Im Gegensatz zur traditionellen Bildersuche, bei der auf Basis von Text nach Bildern gesucht wird, erfolgt die Visual Search allein auf der Grundlage von Bildern. Mit anderen Worten: Im Gegensatz zum Einsatz von Text-Metadaten, die festlegen, was ein Bild ist, beruht Visual Search auf dem Konzept, Computern mithilfe von maschinellem Lernen beizubringen, visuell zu verstehen, was sie „sehen“. Sobald der Computer anfängt, zu „verstehen“, was er sieht, und den entsprechenden Kontext anhand von Trainingsdatensätzen, Skalierung und Quervergleichen zu begreifen, beginnt er, zu verstehen, wie und wo er Bilder am besten einsetzen kann.
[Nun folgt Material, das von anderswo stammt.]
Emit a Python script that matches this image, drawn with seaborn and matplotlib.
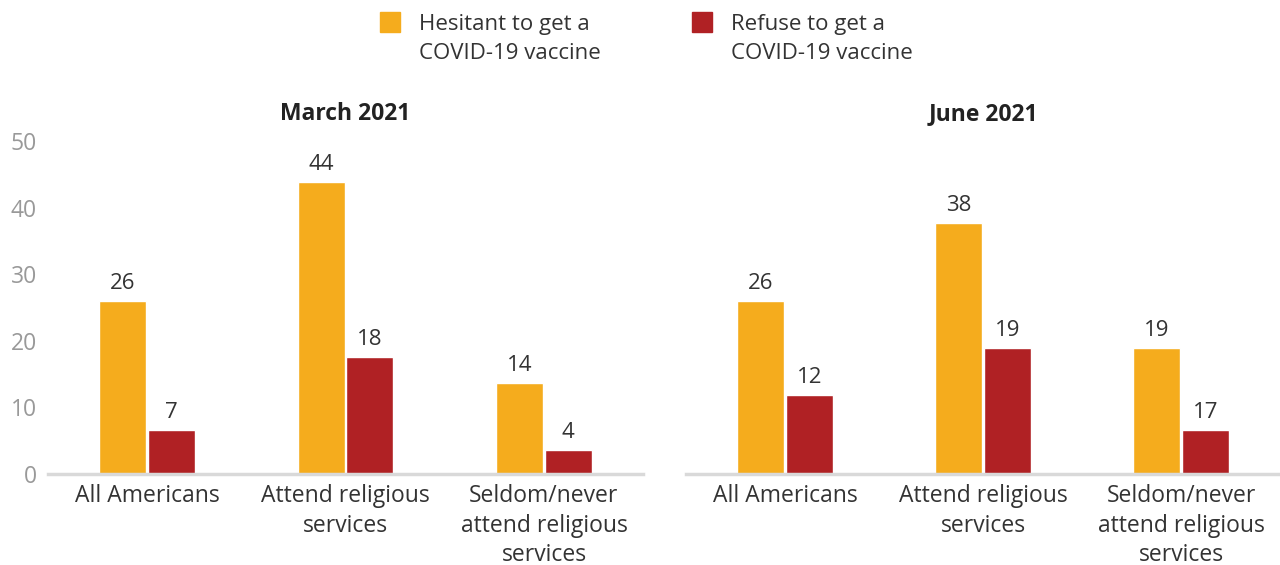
import pandas as pd
import matplotlib.pyplot as plt
import seaborn as sns
from matplotlib.lines import Line2D

# Data
groups = ['All Americans', 'Attend religious\nservices', 'Seldom/never\nattend religious\nservices']
periods = ['March 2021', 'June 2021']
series = ['Hesitant to get a\nCOVID-19 vaccine', 'Refuse to get a\nCOVID-19 vaccine']

march_hesitant = [26, 43.9, 13.7]
march_refuse = [6.6, 17.6, 3.6]
june_hesitant = [26, 37.7, 18.9]
june_refuse = [11.9, 18.9, 6.6]

march_hesitant_labels = ['26', '44', '14']
march_refuse_labels = ['7', '18', '4']
june_hesitant_labels = ['26', '38', '19']
june_refuse_labels = ['12', '19', '17']

colors = ['#F5AC1D', '#B02124']

sns.set_theme(style='white')
plt.rcParams['font.family'] = ['Open Sans', 'DejaVu Sans']

rows = []
for period, hes, ref in [(periods[0], march_hesitant, march_refuse),
                         (periods[1], june_hesitant, june_refuse)]:
    for g, h, r in zip(groups, hes, ref):
        rows.append({'period': period, 'group': g, 'series': series[0], 'value': h})
        rows.append({'period': period, 'group': g, 'series': series[1], 'value': r})
df = pd.DataFrame(rows)

labels = {
    periods[0]: (march_hesitant_labels, march_refuse_labels),
    periods[1]: (june_hesitant_labels, june_refuse_labels),
}

fig = plt.figure(figsize=(12.8, 5.65), dpi=100)
ax1 = fig.add_axes([0.0375, 0.161, 0.465, 0.589])
ax2 = fig.add_axes([0.536, 0.161, 0.464, 0.589])

for ax, period in zip([ax1, ax2], periods):
    d = df[df['period'] == period]
    sns.barplot(data=d, x='group', y='value', hue='series', order=groups,
                hue_order=series, palette=colors, width=0.49, gap=0.03,
                saturation=1, legend=False, ax=ax)
    hl, rl = labels[period]
    ax.bar_label(ax.containers[0], labels=hl, padding=5, fontsize=16, color='#333333')
    ax.bar_label(ax.containers[1], labels=rl, padding=5, fontsize=16, color='#333333')
    ax.set_ylim(0, 50)
    ax.set_xlim(-0.5, 2.5)
    ax.set_xlabel('')
    ax.set_ylabel('')
    ax.set_title(period, fontsize=16.5, fontweight='bold', color='#222222', pad=15)
    for s in ['top', 'right', 'left']:
        ax.spines[s].set_visible(False)
    ax.spines['bottom'].set_color('#d9d9d9')
    ax.spines['bottom'].set_linewidth(2.5)
    ax.tick_params(axis='x', length=0, labelsize=16.5, labelcolor='#333333', pad=7.5)
    ax.tick_params(axis='y', length=0, labelsize=16.5, labelcolor='#999999', pad=8)
    for t in ax.get_xticklabels():
        t.set_linespacing(1.3)

ax1.set_yticks([0, 10, 20, 30, 40, 50])
ax2.set_yticks([])

handles = [Line2D([0], [0], marker='s', linestyle='', markersize=14,
                  markerfacecolor=c, markeredgecolor=c) for c in colors]
leg = fig.legend(handles, series, loc='upper center', bbox_to_anchor=(0.5, 1.011),
                 ncol=2, frameon=False, fontsize=16, handletextpad=0.3,
                 columnspacing=3.55, labelcolor='#333333')
for t in leg.get_texts():
    t.set_linespacing(1.5)
for hp in leg._legend_handle_box.get_children():
    for row in hp.get_children():
        row.align = 'top'

fig.savefig('out.png', dpi=100)
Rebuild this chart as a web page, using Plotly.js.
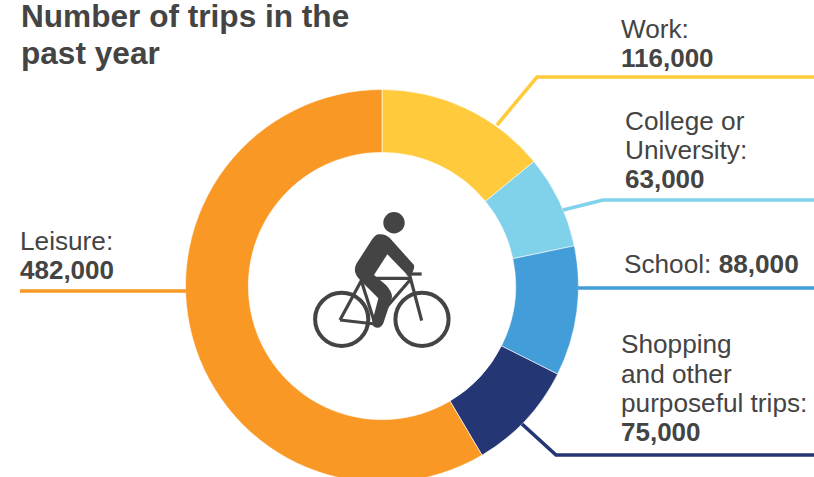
<!DOCTYPE html>
<html>
<head>
<meta charset="utf-8">
<script src="https://cdn.plot.ly/plotly-3.0.1.min.js"></script>
<style>html,body{margin:0;padding:0;background:#fff;overflow:hidden;width:814px;height:477px}#chart{width:814px;height:572px}</style>
</head>
<body>
<div id="chart"></div>
<script>
const categories = ["Work", "College or University", "School", "Shopping and other purposeful trips", "Leisure"];
const trips = [116000, 63000, 88000, 75000, 482000];
const sliceColors = ["#FFCB3D", "#80D2EA", "#429DD8", "#243673", "#F99825"];
const titleLines = ["Number of trips in the", "past year"];
const textColor = "#444444";

const W = 814, H = 572, CX = 382, CY = 286, R = 196.5;
const fx = p => p / W, fy = p => 1 - p / H;

// label lines: [text, x, y centre, bold]
const labelLines = [
  ["Work:", 620, 29, false], ["116,000", 620, 58, true],
  ["College or", 624, 121, false], ["University:", 624, 150, false], ["63,000", 624, 179, true],
  ["School: <b>88,000</b>", 623, 264, false],
  ["Shopping", 620, 344, false], ["and other", 620, 374, false], ["purposeful trips:", 620, 403, false], ["75,000", 620, 432, true],
  ["Leisure:", 19, 241, false], ["482,000", 19, 270, true]
];
// leader lines: colour index, points
const leaders = [
  [0, [[497,125],[537,77],[814,77]]],
  [1, [[563,210],[603,200],[814,200]]],
  [2, [[578,288],[814,288]]],
  [3, [[522,424],[556,455],[814,455]]],
  [4, [[20,291],[186,291]]]
];

const px = (x, y) => fx(x) + "," + fy(y);
const icon = (x, y) => px(300 + x / 3, 200 + y / 3);
const iconColor = "#444444";
const shapes = [];
leaders.forEach(([c, pts]) => {
  shapes.push({type:"path", xref:"paper", yref:"paper", layer:"above",
    path:"M" + pts.map(p => px(p[0], p[1])).join(" L"),
    line:{color:sliceColors[c], width:3.6}});
});
function circ(x, y, r, fill, w) {
  shapes.push({type:"circle", xref:"paper", yref:"paper", layer:"above",
    x0:fx(x-r), x1:fx(x+r), y0:fy(y+r), y1:fy(y-r),
    fillcolor:fill, line:{color:iconColor, width:w}});
}
circ(394, 222.7, 10.7, iconColor, 0);
circ(341.7, 319.3, 26.6, "rgba(0,0,0,0)", 4);
circ(422, 319.3, 26.6, "rgba(0,0,0,0)", 4);
[
  [[215,235],[332,235]], [[320,222],[365,222]], [[185,240],[120,360]], [[120,360],[225,372]],
  [[185,245],[225,372]], [[330,240],[235,350]], [[328,222],[365,362]]
].forEach(seg => {
  shapes.push({type:"path", xref:"paper", yref:"paper", layer:"above",
    path:"M" + icon(...seg[0]) + " L" + icon(...seg[1]),
    line:{color:iconColor, width:3.2}});
});
shapes.push({type:"path", xref:"paper", yref:"paper", layer:"above", fillcolor:iconColor, line:{color:iconColor, width:0},
  path:"M"+icon(235,103)+" Q"+icon(255,100)+" "+icon(270,115)+" L"+icon(342,195)+" Q"+icon(345,215)+" "+icon(325,228)+
       " L"+icon(262,163)+" L"+icon(222,225)+" L"+icon(258,255)+" Q"+icon(280,280)+" "+icon(275,295)+
       " L"+icon(250,370)+" Q"+icon(240,390)+" "+icon(222,380)+" Q"+icon(212,370)+" "+icon(222,345)+
       " L"+icon(235,295)+" L"+icon(180,240)+" Q"+icon(155,215)+" "+icon(170,190)+" L"+icon(215,120)+" Q"+icon(225,105)+" "+icon(235,103)+" Z"});

const annotations = [];
titleLines.forEach((t, i) => annotations.push({
  text:"<b>"+t+"</b>", xref:"paper", yref:"paper", x:fx(19.5), y:fy(16 + i*37), xanchor:"left", yanchor:"middle",
  showarrow:false, borderpad:0, font:{family:"Liberation Sans, Arial, sans-serif", size:31.6, color:textColor}
}));
labelLines.forEach(([t, x, y, b]) => annotations.push({
  text:b ? "<b>"+t+"</b>" : t, xref:"paper", yref:"paper", x:fx(x), y:fy(y), xanchor:"left", yanchor:"middle",
  showarrow:false, borderpad:0, font:{family:"Liberation Sans, Arial, sans-serif", size:b ? 26 : 26.2, color:textColor}
}));

Plotly.newPlot("chart", [{
  type:"pie", labels:categories, values:trips, sort:false, direction:"clockwise", rotation:0,
  hole:0.68, textinfo:"none", hoverinfo:"label+value",
  marker:{colors:sliceColors, line:{color:"#ffffff", width:0.6}},
  domain:{x:[fx(CX-R), fx(CX+R)], y:[fy(CY+R), fy(CY-R)]}
}], {
  width:W, height:H, margin:{l:0,r:0,t:0,b:0}, showlegend:false,
  paper_bgcolor:"#ffffff", shapes, annotations
}, {displayModeBar:false});
</script>
</body>
</html>
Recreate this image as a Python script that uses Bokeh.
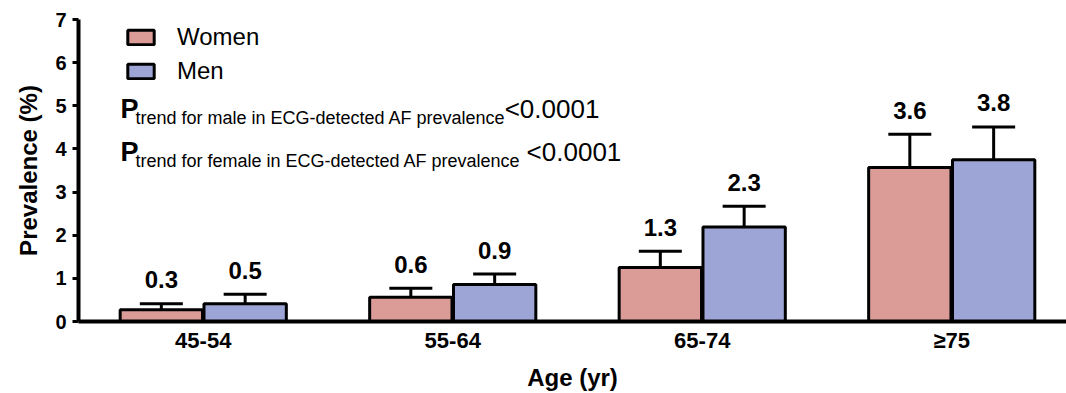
from bokeh.plotting import figure
from bokeh.models import ColumnDataSource, FixedTicker, Whisker, TeeHead, Legend, LegendItem, Range1d
from bokeh.core.properties import value
from bokeh.embed import file_html
from bokeh.resources import INLINE

# ---- data ----
age_groups = ["45-54", "55-64", "65-74", "\u226575"]
women = [0.27, 0.56, 1.25, 3.57]
men = [0.41, 0.86, 2.19, 3.75]
women_lower = [0.21, 0.46, 0.97, 2.95]
women_upper = [0.41, 0.77, 1.63, 4.34]
men_lower = [0.28, 0.70, 1.82, 3.13]
men_upper = [0.63, 1.10, 2.67, 4.51]
women_labels = ["0.3", "0.6", "1.3", "3.6"]
men_labels = ["0.5", "0.9", "2.3", "3.8"]
y_ticks = [0, 1, 2, 3, 4, 5, 6, 7]

FONT = "Liberation Sans"
W_COLOR = "#DB9C98"
M_COLOR = "#9CA5D5"

centers = [i + 0.5 for i in range(len(age_groups))]
off = 0.168
bw = 0.33

src_w = ColumnDataSource(dict(x=[c - off for c in centers], top=women, lo=women_lower,
                              up=women_upper, lab=women_labels))
src_m = ColumnDataSource(dict(x=[c + off for c in centers], top=men, lo=men_lower,
                              up=men_upper, lab=men_labels))

p = figure(width=1066, height=393, output_backend="svg", toolbar_location=None,
           x_range=Range1d(0, 3.96), y_range=Range1d(0, 7),
           min_border_left=78, min_border_right=0, min_border_top=19, min_border_bottom=72)
p.outline_line_color = None
p.grid.visible = False
p.background_fill_color = "white"

rw = p.vbar(x="x", top="top", width=bw, source=src_w, fill_color=W_COLOR,
            line_color="black", line_width=3)
rm = p.vbar(x="x", top="top", width=bw, source=src_m, fill_color=M_COLOR,
            line_color="black", line_width=3)

for src in (src_w, src_m):
    wk = Whisker(base="x", lower="lo", upper="up", source=src, line_width=3, line_color="black",
                 upper_head=TeeHead(size=43, line_width=3, line_color="black"),
                 lower_head=TeeHead(size=43, line_width=3, line_color="black"))
    p.add_layout(wk)
    p.text(x="x", y="up", text="lab", source=src, text_align="center", text_baseline="middle",
           y_offset=-24, text_font=value(FONT), text_font_style="bold", text_font_size="24px",
           text_color="black")

# axes
p.xaxis.ticker = FixedTicker(ticks=centers)
p.xaxis.major_label_overrides = {c: g for c, g in zip(centers, age_groups)}
p.xaxis.major_tick_line_color = None
p.xaxis.minor_tick_line_color = None
p.xaxis.axis_line_width = 4
p.xaxis.axis_label = "Age (yr)"
p.xaxis.major_label_standoff = 0

p.yaxis.ticker = FixedTicker(ticks=y_ticks)
p.yaxis.axis_line_width = 4
p.yaxis.major_tick_line_width = 3
p.yaxis.major_tick_out = 6
p.yaxis.major_tick_in = 0
p.yaxis.minor_tick_line_color = None
p.yaxis.axis_label = "Prevalence (%)"
p.yaxis.major_label_standoff = 6

for ax in (p.xaxis, p.yaxis):
    ax.axis_line_color = "black"
    ax.major_label_text_font = FONT
    ax.major_label_text_font_style = "bold"
    ax.major_label_text_color = "black"
    ax.axis_label_text_font = FONT
    ax.axis_label_text_font_style = "bold"
    ax.axis_label_text_color = "black"
    ax.axis_label_text_font_size = "24px"
p.yaxis.major_label_text_font_size = "20px"
p.xaxis.major_label_text_font_size = "22px"
p.xaxis.axis_label_standoff = 8
p.yaxis.axis_label_standoff = 10

# legend
legend = Legend(items=[LegendItem(label="Women", renderers=[rw]),
                       LegendItem(label="Men", renderers=[rm])],
                location=(46, 236), orientation="vertical",
                glyph_width=33, glyph_height=18, label_standoff=20, spacing=6,
                padding=0, margin=0, border_line_color=None, background_fill_alpha=0,
                label_text_font=FONT, label_text_font_size="24px", label_text_color="black")
p.add_layout(legend)

# P-trend annotations
rows = [("trend for male in ECG-detected AF prevalence", 4.92, 4.71, 1.708),
        ("trend for female in ECG-detected AF prevalence", 3.94, 3.73, 1.796)]
for sub, yb, ys, xv in rows:
    p.text(x=[0.168], y=[yb], text=["P"], text_font=value(FONT), text_font_style="bold",
           text_font_size="27px", text_baseline="alphabetic", text_color="black")
    p.text(x=[0.228], y=[ys], text=[sub], text_font=value(FONT), text_font_size="18px",
           text_baseline="alphabetic", text_color="black")
    p.text(x=[xv], y=[yb], text=["<0.0001"], text_font=value(FONT), text_font_size="26px",
           text_baseline="alphabetic", text_color="black")

open("out.html", "w").write(file_html(p, INLINE))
Wir stehen in Bezug auf die Möglichkeiten, die Visual Search bereithält, zwar erst am Anfang, doch einige Unternehmen haben in diesem Bereich bereits signifikante Fortschritte erzielt. Es überrascht nicht, dass Google (Google Lens, eingeführt im Jahr 2017) bei der Anwendung der Technologie an vorderster Front steht: Mit der Foto-App, der App Google Search und dem Google Assistant können Fotos klassifiziert, Informationen/Bewertungen zu einem Ort auf der Basis eines einfachen Fotos abgerufen und Texte aus Bildern in Echtzeit übersetzt werden. Pinterest verzeichnet jeden Monat 600 Millionen visuelle Suchvorgänge, ermöglicht Marken, per Visual Search über 5.000 Kategorien abzudecken, und geht davon aus, in diesem Jahr mit Visual Search Werbeeinnahmen in Höhe von 1 Milliarde US-Dollar zu erzielen. Zudem sind mit Echo Show und Spot nun Geräte auf dem Markt, mit denen Amazon-Käufer per Visual Search in Snapchat oder auf Instagram Produkte suchen und mittels der Kamerasuchfunktion der App kaufen können – ein Beleg für die erheblichen Investitionen, die in diese Technologie geflossen sind.

„Die Zukunft ist jetzt“ – das zeigt uns auch das Thema Visual Search.